El dealer de Mr. Frankie, uno de esos camellos que parece que sigue en el negocio más por fidelidad cariñosa a sus clientes que por inercia o subsistencia, le habla de Alejandro Magno. Al que todos seguían. Que arrastraba a millares hacia los campos de batalla (con él el valor no se planteaba ni su significado ni sus consecuencias y todos los miedos quedaban suspendidos). Que murió muy joven. Uno ha leído un par de cosas sobre este tipo. Por ejemplo: preguntado por el destinatario de su herencia, él contestó: “Al más digno”. Si es que existe, claro. El día que se vaya, si es que se va, Mr. Frankie no dejará más herencia que sus canciones y sus batallas y sus torpezas y sus victorias quizás pírricas, pero victorias. Alguien, sin embargo, debía serlo, digno, porque el hecho es que Carlos Zanón recogió todas esas cosas y acaba de publicar Yo fui Johnny Thunders.

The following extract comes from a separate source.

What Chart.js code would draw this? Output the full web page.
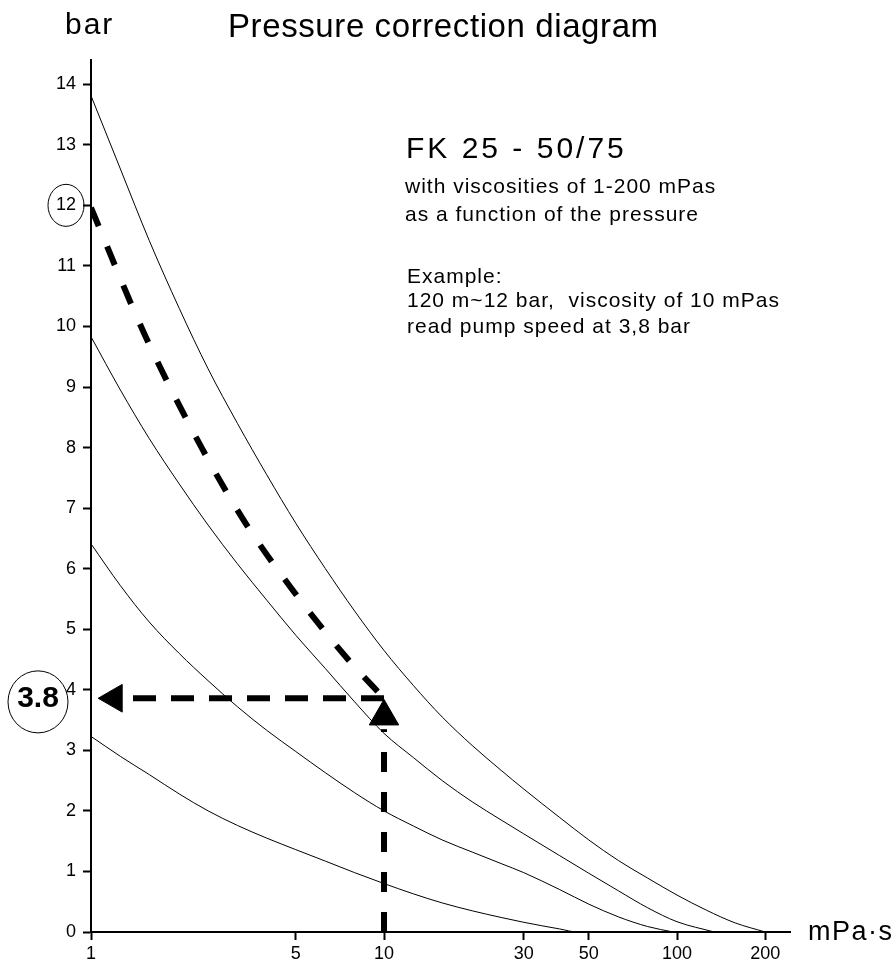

Lo mejor de las canciones es que solo duran tres minutos y lo peor es que se acaban. Lo mejor de las buenas canciones, de las mejores, es que te hablan solo a ti y lo peor es que, por muy estupendo que te pongas, hay muchas personas como tú. Lo mejor de las grandes canciones es que su estribillo nunca se olvida y lo peor de las grandes canciones es que nunca puedes expulsar de tu cabeza esos estribillos.